Gold has also benefited from the shift in speculative capital into commodities. It rallied to an all-time nominal high of $1,424.10 a troy ounce this month before slipping to $1,337.10 an ounce this week.
"Gold has gone up significantly because it is seen as a safe haven in times of dollar volatility," said Eric Hasham, the chief executive of the Dubai Gold and Commodities Exchange.
Gold volumes on the Dubai exchange have doubled so far this year, reaching 4 tonnes a day from 2 tonnes a day at the start of the year.
"The more movement in the price [of a commodity], the more volume activity from investors and the more liquid we become, which makes us more successful," said Mr Hasham.

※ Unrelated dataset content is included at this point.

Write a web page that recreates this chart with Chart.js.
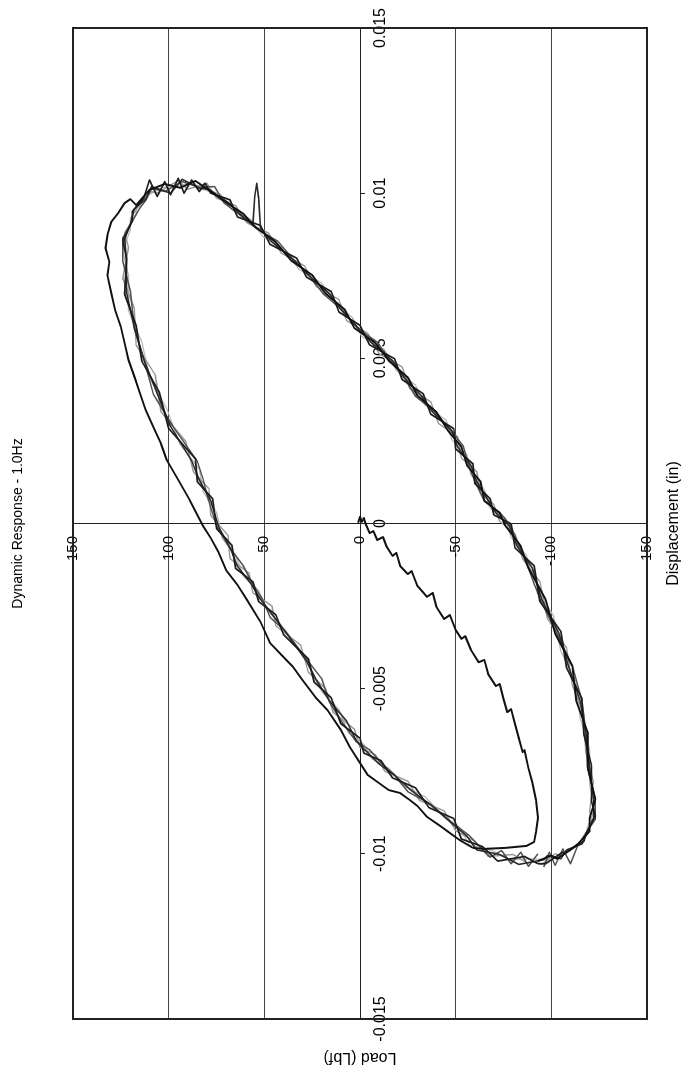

Elsewhere, precious metals reached multi-year highs as investors turned to silver and palladium.
Silver, which is often overshadowed by gold, has been one of the best performers in the market, reaching a 30-year peak and hitting $29 per ounce during intraday trading on November 9. It slipped to $25.17 per ounce yesterday.
Silver, which is gaining more interest from investors aside from its main industrial use, has gained 49.3 per cent year to date - the second largest commodity gain after cotton.
Palladium has gained 53.9 per cent so far this year, hitting $740.50 a troy ounce at its peak on November 9.
Although this year has been volatile for agricultural commodities, soft commodities have outperformed the rest of the market. In the past month, cotton hit 15-year highs to go above $1 a pound, sugar has risen to 30-year peaks of 33.32 cents a pound and coffee also rallied, with Arabica gaining 4.4 per cent to a 13-year high of $2.20 a pound in the past month.